Pyelonephritis (Renal pelvis inflammation)

Bladder infections may cause pathogens to rise to the kidneys, leading to an acute onset of pain and fever. The main treatment is administration of antibiotics, alleviating pain with painkillers, and prescribing sufficient fluid intake, if necessary as infusions.

Questions about the diagnosis and treatment of pyelonephritis:

Pyelonephritis is usually an ascending infection where bacteria from an inflamed bladder infect the kidneys via the ureters. Women are much more susceptible to this type of infection than men.

Typical symptoms of renal pelvis inflammation are unilateral or bilateral side (flank) pain, combined with a fever. There are often also signs of cystitis, such as painful and frequent urination. These symptoms can precede a kidney inflammation by a few days to a few weeks. Not all of the symptoms mentioned necessarily have to occur.

Consultation with a urologist should take place at the latest when side (flank) pain and fever occur.

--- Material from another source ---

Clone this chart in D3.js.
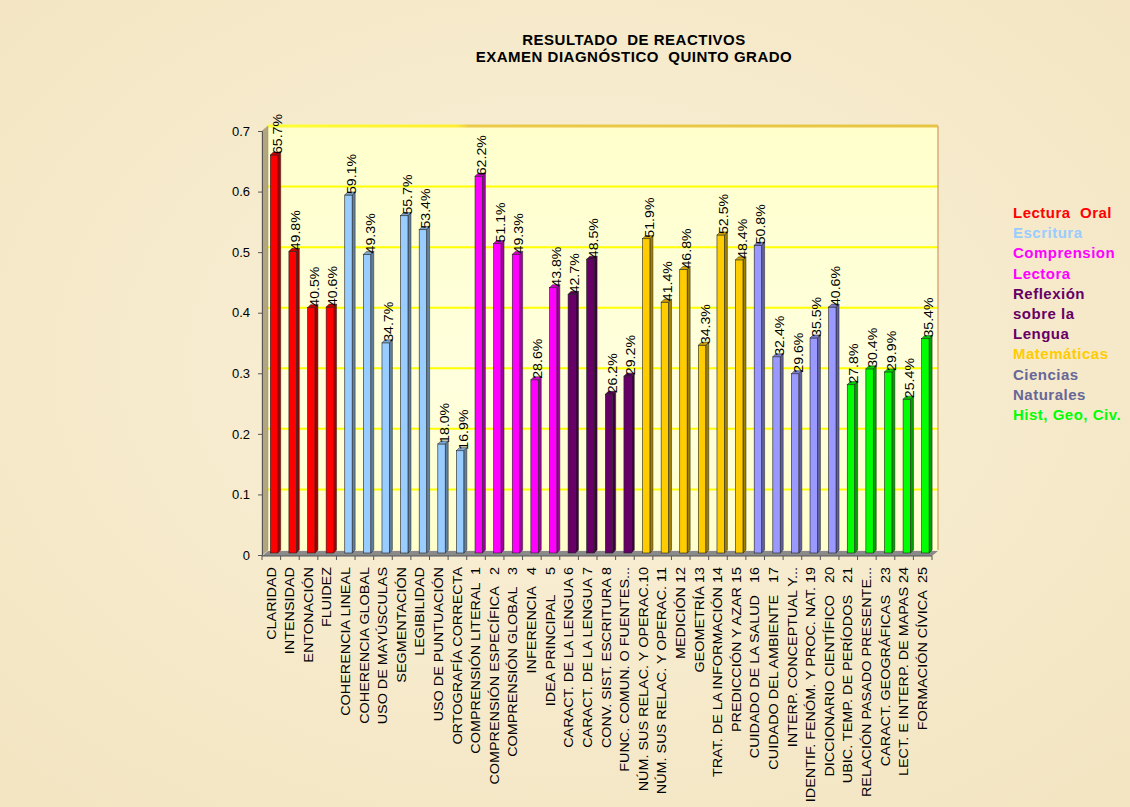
<!DOCTYPE html>
<html><head><meta charset="utf-8">
<script src="https://cdn.jsdelivr.net/npm/d3@7"></script>
<style>
html,body{margin:0;padding:0;background:#f6eacb;}
svg{display:block;font-family:Arial,"Liberation Sans",sans-serif;}
text{white-space:pre;}
</style></head>
<body>
<svg id="chart" width="1130" height="807"></svg>
<script>
const categories = [
  "CLARIDAD","INTENSIDAD","ENTONACIÓN","FLUIDEZ",
  "COHERENCIA LINEAL","COHERENCIA GLOBAL","USO DE MAYÚSCULAS","SEGMENTACIÓN","LEGIBILIDAD","USO DE PUNTUACIÓN","ORTOGRAFÍA CORRECTA",
  "COMPRENSIÓN LITERAL  1","COMPRENSIÓN ESPECÍFICA   2","COMPRENSIÓN GLOBAL   3","INFERENCIA   4","IDEA PRINCIPAL     5",
  "CARACT. DE LA LENGUA 6","CARACT. DE LA LENGUA 7","CONV. SIST. ESCRITURA 8","FUNC. COMUN. O FUENTES...",
  "NÚM. SUS RELAC. Y OPERAC.10","NÚM. SUS RELAC. Y OPERAC. 11","MEDICIÓN 12","GEOMETRÍA 13","TRAT. DE LA INFORMACIÓN 14","PREDICCIÓN Y AZAR 15",
  "CUIDADO DE LA SALUD   16","CUIDADO DEL AMBIENTE   17","INTERP. CONCEPTUAL Y...","IDENTIF. FENÓM. Y PROC. NAT. 19","DICCIONARIO CIENTÍFICO   20",
  "UBIC. TEMP. DE PERÍODOS   21","RELACIÓN PASADO PRESENTE...","CARACT. GEOGRÁFICAS   23","LECT. E INTERP. DE MAPAS 24","FORMACIÓN CÍVICA  25"
];
const values = [
  0.657,0.498,0.405,0.406,
  0.591,0.493,0.347,0.557,0.534,0.180,0.169,
  0.622,0.511,0.493,0.286,0.438,
  0.427,0.485,0.262,0.292,
  0.519,0.414,0.468,0.343,0.525,0.484,
  0.508,0.324,0.296,0.355,0.406,
  0.278,0.304,0.299,0.254,0.354
];
const groupOf = [
  0,0,0,0,
  1,1,1,1,1,1,1,
  2,2,2,2,2,
  3,3,3,3,
  4,4,4,4,4,4,
  5,5,5,5,5,
  6,6,6,6,6
];
const groupBarColors = ["#ff0000","#99ccff","#ff00ff","#660066","#ffcc00","#9999ff","#00ff00"];
const legendLines = ["Lectura  Oral","Escritura","Comprension","Lectora","Reflexión","sobre la","Lengua","Matemáticas","Ciencias","Naturales","Hist, Geo, Civ."];
const legendColors = ["#ff0000","#99ccff","#ff00ff","#ff00ff","#660066","#660066","#660066","#ffcc00","#666699","#666699","#00ff00"];
const yTicks = [0,0.1,0.2,0.3,0.4,0.5,0.6,0.7];
const titleLines = ["RESULTADO  DE REACTIVOS","EXAMEN DIAGNÓSTICO  QUINTO GRADO"];

(function(){
const svg = d3.select("#chart");
const depthX = 6, depthY = 5;
const pLeft = 262, pRight = 932, pBottom = 556, pTop = 131;

const x = d3.scaleBand().domain(d3.range(categories.length)).range([pLeft+1, pRight+1]).paddingInner(0).paddingOuter(0);
const yAxisScale = d3.scaleLinear().domain([0,0.7]).range([555, pTop]);
const yBar = d3.scaleLinear().domain([0,0.7]).range([553, 553-424]);
const yWall = v => yAxisScale(v) - depthY;

// background
svg.append("rect").attr("width",1130).attr("height",807).attr("fill","#f6eacb");
const defs = svg.append("defs");
const rg = defs.append("radialGradient").attr("id","parch").attr("cx","50%").attr("cy","45%").attr("r","70%");
rg.append("stop").attr("offset","0%").attr("stop-color","#faf1d9");
rg.append("stop").attr("offset","100%").attr("stop-color","#f3e5c2");
svg.append("rect").attr("width",1130).attr("height",807).attr("fill","url(#parch)");

const wg = defs.append("linearGradient").attr("id","wall").attr("x1","0").attr("y1","0").attr("x2","0").attr("y2","1");
wg.append("stop").attr("offset","0%").attr("stop-color","#ffffcc");
wg.append("stop").attr("offset","60%").attr("stop-color","#ffffde");
wg.append("stop").attr("offset","100%").attr("stop-color","#ffffcc");
const tg = defs.append("linearGradient").attr("id","topEdge").attr("x1","0").attr("y1","0").attr("x2","1").attr("y2","0");
tg.append("stop").attr("offset","0%").attr("stop-color","#ffff33");
tg.append("stop").attr("offset","28%").attr("stop-color","#ffee33");
tg.append("stop").attr("offset","30%").attr("stop-color","#ecc94a");
tg.append("stop").attr("offset","100%").attr("stop-color","#e8c444");

// back wall
svg.append("rect").attr("x",pLeft+depthX).attr("y",yWall(0.7)).attr("width",pRight-pLeft).attr("height",yWall(0)-yWall(0.7))
  .attr("fill","url(#wall)");
// gridlines
svg.append("g").selectAll("line").data(yTicks.slice(1,-1)).join("line")
  .attr("x1",pLeft+depthX).attr("x2",pRight+depthX).attr("y1",d=>yWall(d)).attr("y2",d=>yWall(d))
  .attr("stroke","#ffff00").attr("stroke-width",2);
svg.append("rect").attr("x",pLeft+depthX).attr("y",yWall(0.7)-1.5).attr("width",pRight-pLeft).attr("height",3)
  .attr("fill","url(#topEdge)");
// right edge
svg.append("line").attr("x1",pRight+depthX).attr("x2",pRight+depthX).attr("y1",yWall(0.7)).attr("y2",yWall(0))
  .attr("stroke","#d9ad78").attr("stroke-width",1.5);
// left wall
svg.append("polygon").attr("points",[[pLeft,yAxisScale(0.7)],[pLeft+depthX,yWall(0.7)],[pLeft+depthX,yWall(0)],[pLeft,yAxisScale(0)]].join(" "))
  .attr("fill","#b3a67f").attr("stroke","#9a8e6a").attr("stroke-width",0.5);
// floor
svg.append("polygon").attr("points",[[pLeft,pBottom],[pLeft+depthX,pBottom-depthY],[pRight+depthX,pBottom-depthY],[pRight,pBottom]].join(" "))
  .attr("fill","#8a8a8a");

// bars
const bw = 7.4, bx0 = -2, bd = 3;
const bars = svg.append("g");
values.forEach((v,i)=>{
  const c = x(i) + x.bandwidth()/2;
  const col = d3.color(groupBarColors[groupOf[i]]);
  const x0 = c + bx0, x1 = x0 + bw;
  const t = yBar(v), b = yBar(0);
  bars.append("polygon").attr("points",[[x1,t],[x1+bd,t-bd],[x1+bd,b-bd],[x1,b]].join(" "))
    .attr("fill",col.darker(1.3)).attr("stroke","#222").attr("stroke-width",0.5);
  bars.append("rect").attr("x",x0).attr("y",t).attr("width",bw).attr("height",b-t)
    .attr("fill",col.formatHex()).attr("stroke","#222").attr("stroke-width",0.6);
  bars.append("polygon").attr("points",[[x0,t],[x0+bd,t-bd],[x1+bd,t-bd],[x1,t]].join(" "))
    .attr("fill",col.darker(0.6)).attr("stroke","#222").attr("stroke-width",0.5);
  bars.append("text").attr("transform",`translate(${c+5},${t-1}) rotate(-90) scale(1.18,1)`)
    .attr("dy","0.35em").attr("text-anchor","start").attr("font-size",12).attr("fill","#000")
    .text((v*100).toFixed(1)+"%");
});

// y axis
const yAxis = d3.axisLeft(yAxisScale).tickValues(yTicks).tickSize(4).tickFormat(d=> d===0 ? "0" : d3.format(".1f")(d));
const ga = svg.append("g").attr("transform",`translate(${pLeft},0)`).call(yAxis);
ga.select(".domain").attr("stroke","#555");
ga.selectAll(".tick line").attr("stroke","#555");
ga.selectAll(".tick text").attr("font-size",13).attr("fill","#000").attr("x",-12).attr("font-family","Arial, 'Liberation Sans', sans-serif");

// x axis
const xAxisG = svg.append("g");
xAxisG.append("line").attr("x1",pLeft).attr("x2",pRight).attr("y1",pBottom).attr("y2",pBottom).attr("stroke","#555");
xAxisG.selectAll("line.tk").data(d3.range(categories.length+1)).join("line").attr("class","tk")
  .attr("x1",i=> pLeft + i*x.step()).attr("x2",i=> pLeft + i*x.step()).attr("y1",pBottom).attr("y2",pBottom+4).attr("stroke","#555");
xAxisG.selectAll("text").data(categories).join("text")
  .attr("transform",(d,i)=>`translate(${x(i)+x.bandwidth()/2-1},567) rotate(-90) scale(1.2,1)`)
  .attr("dy","0.35em").attr("text-anchor","end").attr("font-size",12).attr("fill","#000").text(d=>d);

// title
svg.append("g").selectAll("text").data(titleLines).join("text")
  .attr("x",634).attr("y",(d,i)=>45+i*17).attr("text-anchor","middle").attr("font-weight","bold").attr("font-size",15)
  .attr("letter-spacing","0.5px").attr("fill","#000").text(d=>d);

// legend
svg.append("g").selectAll("text").data(legendLines).join("text")
  .attr("x",1013).attr("y",(d,i)=>218+i*20.2).attr("font-weight","bold").attr("font-size",15)
  .attr("letter-spacing","0.5px").attr("fill",(d,i)=>legendColors[i]).text(d=>d);
})();
</script>
</body></html>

In addition to the physical examination, a kidney ultrasound is the most important type of examination to confirm the diagnosis and to exclude possible collections of pus (kidney abscesses). There are often other causes for the complaints, such as ureteral stones. These cause urinary retention, which, if left undetected and untreated, can lead to serious complications such as blood poisoning. The urologist will therefore arrange for additional X-ray examinations in case of any doubt.

The key to successful treatment is the intravenous administration of a suitable antibiotic for at least 7-10 days. Adequate fluid intake should also be ensured. If a fever is present, a bladder catheter should also be inserted for a few days to ensure free drainage of infected urine from the urinary tract.

With the right treatment, the disease normally lasts 1-2 weeks. With untreated infections, a chronic infection can develop unnoticed, which can lead to abscesses and permanent kidney damage.